THE EXERCISE: Skip the pictures, please, and write out exactly the lines from the opening of the data through the line containing "import math".

DATASET EXTRACT:
*****
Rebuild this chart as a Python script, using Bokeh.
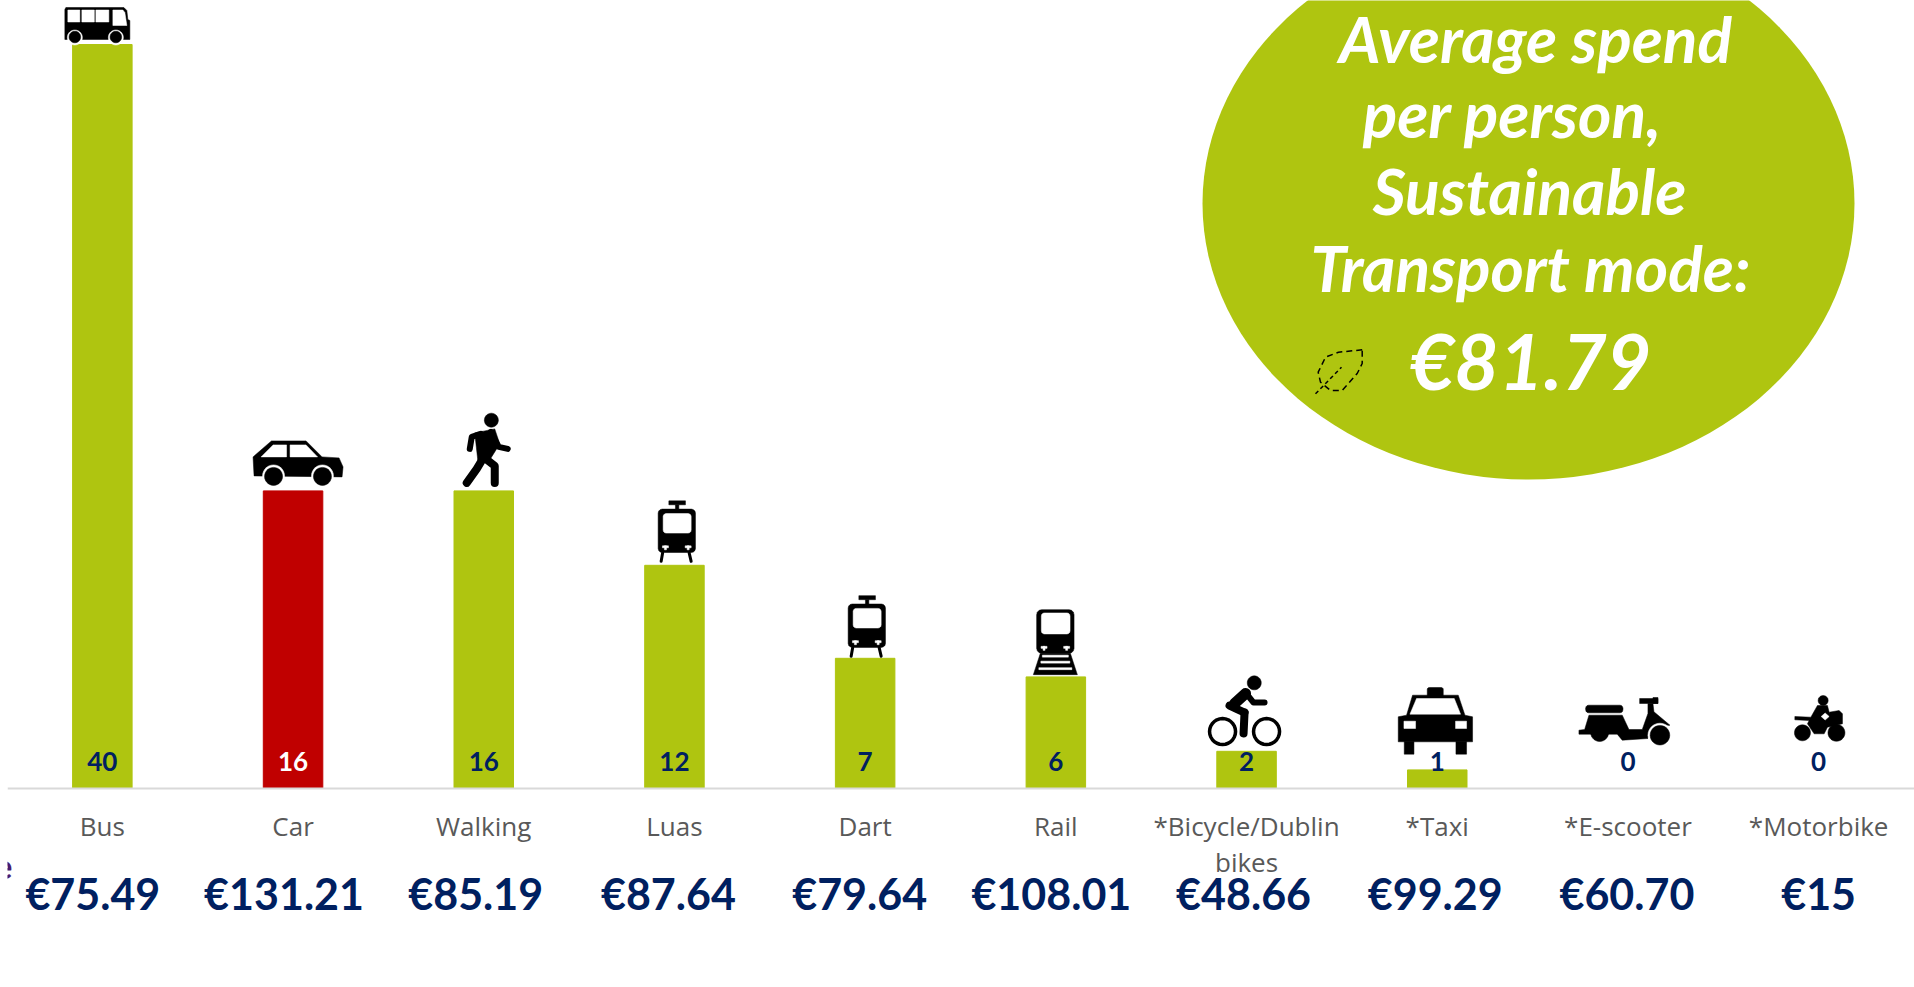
from bokeh.embed import file_html
from bokeh.resources import INLINE
from bokeh.plotting import figure
from bokeh.models import Range1d, ColumnDataSource, LinearAxis, FixedTicker, Label
from bokeh.core.properties import value
import math

categories = ["Bus", "Car", "Walking", "Luas", "Dart", "Rail", "*Bicycle/Dublin\nbikes", "*Taxi", "*E-scooter", "*Motorbike"]
shares = [40, 16, 16, 12, 7, 6, 2, 1, 0, 0]
spends = ["€75.49", "€131.21", "€85.19", "€87.64", "€79.64", "€108.01", "€48.66", "€99.29", "€60.70", "€15"]
bar_colors = ["#AFC510", "#C00000"] + ["#AFC510"] * 8
share_colors = ["#002060", "#FFFFFF"] + ["#002060"] * 8
spend_dx = [-9.5, -9, -8, -6, -5.5, -4.5, -3, -2, -1, 0]

BASE = 788.0
PER = 18.6
LEFT = 6.5
STEP = 190.7
K = "#000000"
W = "#FFFFFF"


def fx(px):
    return (px - LEFT) / STEP


def fy(py):
    return (BASE - py) / PER


positions = [i + 0.5 for i in range(len(categories))]
first_lines = [c.split("\n")[0] for c in categories]

p = figure(width=1914, height=987, output_backend="svg", toolbar_location=None,
           x_range=Range1d(fx(7), fx(1914)), y_range=Range1d(fy(987), fy(0)),
           min_border_left=7, min_border_right=0, min_border_top=0, min_border_bottom=0,
           outline_line_color=None, x_axis_location=None, y_axis_location=None)
p.grid.visible = False

src = ColumnDataSource(dict(x=positions, top=shares, c=bar_colors, tc=share_colors,
                            label=[str(v) for v in shares], spend=spends, dx=spend_dx))
p.ellipse(x=[fx(1528)], y=[fy(203)], width=652 / STEP, height=552 / PER, fill_color="#AFC510", line_color=None)
p.vbar(x="x", top="top", bottom=0, width=59.5 / STEP, color="c", source=src)

ax = LinearAxis(fixed_location=0, ticker=FixedTicker(ticks=positions),
                major_label_overrides=dict(zip(positions, first_lines)))
ax.axis_line_color = "#D9D9D9"
ax.axis_line_width = 2
ax.major_tick_line_color = None
ax.minor_tick_line_color = None
ax.major_label_text_font = "Open Sans"
ax.major_label_text_font_size = "26px"
ax.major_label_text_color = "#595959"
ax.major_label_standoff = 13
ax.major_label_orientation = "horizontal"
p.add_layout(ax, "below")

for x, c in zip(positions, categories):
    for extra in c.split("\n")[1:]:
        p.text(x=[x], y=[0], text=[extra], text_color="#595959", text_font=value("Open Sans"), text_font_size="26px",
               text_align="center", text_baseline="alphabetic", y_offset=73.5)

p.text(x="x", y=0, text="label", text_color="tc", source=src, text_font=value("Lato"), text_font_style="bold",
       text_font_size="26px", text_align="center", text_baseline="alphabetic", y_offset=-27.5)
p.text(x="x", y=0, x_offset="dx", text="spend", source=src, text_color="#002060", text_font=value("Lato"),
       text_font_style="bold", text_font_size="43px", text_align="center", text_baseline="alphabetic", y_offset=105.3)

bubble = [("Average spend", 1535, 38), ("per person,", 1512, 113), ("Sustainable", 1529, 190), ("Transport mode:", 1530, 267)]
p.text(x=[fx(b[1]) for b in bubble], y=[fy(b[2]) for b in bubble], text=[b[0] for b in bubble],
       text_color=W, text_font=value("Lato"), text_font_style="bold italic", text_font_size="64px",
       text_align="center", text_baseline="alphabetic")
p.text(x=[fx(1530)], y=[fy(359)], text=["€81.79"], text_color=W, text_font=value("Lato"), text_font_style="bold italic",
       text_font_size="77px", text_align="center", text_baseline="alphabetic")

# leaf outline
p.line([fx(v) for v in [1361.7, 1338, 1325, 1317.7, 1320, 1330, 1341.7, 1356.7, 1361.7, 1361.7]],
       [fy(v) for v in [349.3, 351.7, 356.7, 371.7, 381.7, 390, 390, 373, 363, 349.3]],
       line_color=K, line_width=1.5, line_dash="6 4")
p.line([fx(1315), fx(1341)], [fy(393.3), fy(366.7)], line_color=K, line_width=1.5, line_dash="4 3")

# clipped fragment of a neighbouring text at the left edge
p.add_layout(Label(x=5, y=987 - 866, x_units="screen", y_units="screen", text="e", text_align="right",
                   text_baseline="alphabetic", text_font="Lato", text_font_style="bold", text_font_size="34px",
                   text_color="#4B1A6B"))


def rect(x0, y0, x1, y1):
    return [(x0, y0), (x1, y0), (x1, y1), (x0, y1)]


def circ(cx, cy, r):
    return [(cx + r * math.cos(i * math.pi / 14), cy + r * math.sin(i * math.pi / 14)) for i in range(28)]


def rrect(x0, y0, x1, y1, r):
    pts = []
    for cx, cy, a in [(x1 - r, y0 + r, -90), (x1 - r, y1 - r, 0), (x0 + r, y1 - r, 90), (x0 + r, y0 + r, 180)]:
        for s in range(4):
            t = math.radians(a + s * 30)
            pts.append((cx + r * math.cos(t), cy + r * math.sin(t)))
    return pts


def P(c, pts):
    return ("p", c, pts, 0)


def L(c, w, pts):
    return ("l", c, pts, w)


def cross(x, y):
    return [P(W, rect(x - 3, y - 1, x + 3, y + 1)), P(W, rect(x - 1, y - 1, x + 1, y + 3))]


bus = [
    P(K, [(1, 0), (59, 0), (62, 3), (63, 12), (65, 13), (65, 32), (0, 32), (0, 2)]),
    P(W, rect(3, 2.5, 15, 14.5)), P(W, rect(17, 2.5, 29.5, 14.5)), P(W, rect(31, 2.5, 44, 14.5)),
    P(W, [(48, 2.5), (58, 2.5), (60, 5), (62, 18), (48, 18)]),
    P(W, circ(10, 30, 7.5)), P(W, circ(51, 30, 7.5)), P(K, circ(10, 29.5, 5.8)), P(K, circ(51, 29.5, 5.8)),
]
car = [
    P(K, [(18.4, 1), (53, 1), (69, 17), (86, 18), (90, 27), (89, 37), (1, 36), (0, 17)]),
    P(W, [(8, 17), (20, 5), (33.5, 5), (33.5, 17)]), P(W, [(37, 5), (53, 5), (64.5, 17), (37, 17)]),
    P(W, circ(20.5, 36, 11)), P(W, circ(69.4, 36, 11)), P(K, circ(20.5, 36.5, 9)), P(K, circ(69.4, 36.5, 9)),
]
walker = [
    P(K, circ(28.6, 6.3, 7)),
    P(K, [(12, 19), (32, 15), (37, 30), (27, 46), (15, 46)]),
    L(K, 6, [(18, 20), (9, 23), (7, 35)]), L(K, 6, [(28, 18), (36, 33), (45, 35)]),
    L(K, 8, [(20, 45), (14, 55), (4, 69)]), L(K, 8, [(23, 45), (32, 52), (32, 69)]),
]


def tram():
    return [
        P(K, rect(10.7, 0, 27.3, 4)), P(K, rect(17.3, 4, 20.7, 9)),
        P(K, rrect(0, 8.3, 37.3, 51.7, 4)), P(W, rrect(5, 12.7, 33, 32.3, 3)),
        *cross(7.3, 46), *cross(30, 46),
        L(K, 3, [(4.5, 52), (3, 60.5)]), L(K, 3, [(31, 52), (33, 60.5)]),
    ]


rail = [
    P(K, rrect(3.3, 0, 40.7, 43.7, 5)), P(W, rrect(8, 3.3, 36.7, 24.3, 3)),
    *cross(10.7, 37.7), *cross(33.3, 37.7),
    P(K, [(7, 43.7), (37, 43.7), (44, 65), (0, 65)]),
    P(W, rect(9, 45.5, 35, 47.5)), P(W, rect(7.5, 51.5, 36.5, 53.5)), P(W, rect(5.5, 58, 38.5, 60)),
]
bike = [
    ("r", K, circ(15, 55, 13), 3.5), ("r", K, circ(59, 55, 13), 3.5),
    P(K, circ(46.7, 6.3, 7)),
    L(K, 11, [(27, 27), (38, 17)]), L(K, 6, [(38, 16), (46, 26), (57, 26)]),
    L(K, 8, [(22, 29), (37, 36)]), L(K, 8, [(37, 36), (36, 57)]),
]
taxi = [
    P(K, rrect(29, 0, 45, 10, 2)),
    P(K, [(14.3, 7.7), (60, 7.7), (66.7, 27.7), (74.3, 29.3), (74.3, 54.3), (0, 54.3), (0, 29.3), (8.3, 27.7)]),
    P(W, [(18.3, 11), (56, 11), (62.3, 26.7), (11.7, 26.7)]),
    P(W, rect(5.7, 33.7, 17.3, 41)), P(W, rect(57.3, 33.7, 68.3, 41)),
    P(K, rect(6, 54, 15.7, 66.7)), P(K, rect(57.7, 54, 68.3, 66.7)),
]
scooter = [
    P(K, circ(20.7, 35, 9)),
    P(K, rrect(6.7, 7.7, 44, 15.3, 3)),
    P(K, [(10, 17.7), (43.3, 17.7), (50, 32), (63.3, 32), (69, 16), (69, 6), (74, 6), (75, 14.3), (91, 27.7),
          (73, 29.3), (69, 41), (43.3, 42.7), (38.3, 36.7), (0, 36.7), (0, 32.7), (5.7, 32)]),
    P(K, rect(60.7, 1, 79, 6)), P(K, rect(74, 0, 79, 6)),
    P(W, circ(81, 37.7, 12)), P(K, circ(81, 37.7, 9.8)),
]
moto = [
    P(K, circ(8.3, 37.3, 8)), P(K, circ(42.3, 37.3, 8.5)), P(K, circ(29, 5, 5)),
    P(K, [(23.3, 10), (33.3, 10), (35, 16.7), (45, 15), (48.3, 18.3), (48.3, 28.3), (33.3, 31.7), (30, 38.3),
          (20, 38.3), (13.3, 28.3), (15, 25), (0.7, 24.3), (0.7, 21), (16.7, 21.7)]),
    P(W, [(31, 17.5), (35, 21), (31, 24.5), (27, 21)]),
]

icons = [bus, car, walker, tram(), tram(), rail, bike, taxi, scooter, moto]
icon_dx = [-37.5, -40, -21, -16.3, -17, -22.5, -39, -39, -49, -24.5]
icon_dy = [-37, -51, -77, -64.5, -62.6, -67.25, -74.75, -82.4, -91, -93]

for i, icon in enumerate(icons):
    ox = LEFT + (i + 0.5) * STEP + icon_dx[i]
    oy = BASE - shares[i] * PER + icon_dy[i]
    for kind, c, pts, w in icon:
        xs = [fx(ox + q[0]) for q in pts]
        ys = [fy(oy + q[1]) for q in pts]
        if kind == "p":
            p.patch(xs, ys, fill_color=c, line_color=c, line_width=0.5)
        elif kind == "l":
            p.line(xs, ys, line_color=c, line_width=w, line_cap="round", line_join="round")
        else:
            p.patch(xs, ys, fill_color=None, line_color=c, line_width=w)

open("out.html", "w").write(file_html(p, INLINE))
*****
TASK ANSWER:
Rebuild this chart as a Python script, using Bokeh.
from bokeh.embed import file_html
from bokeh.resources import INLINE
from bokeh.plotting import figure
from bokeh.models import Range1d, ColumnDataSource, LinearAxis, FixedTicker, Label
from bokeh.core.properties import value
import math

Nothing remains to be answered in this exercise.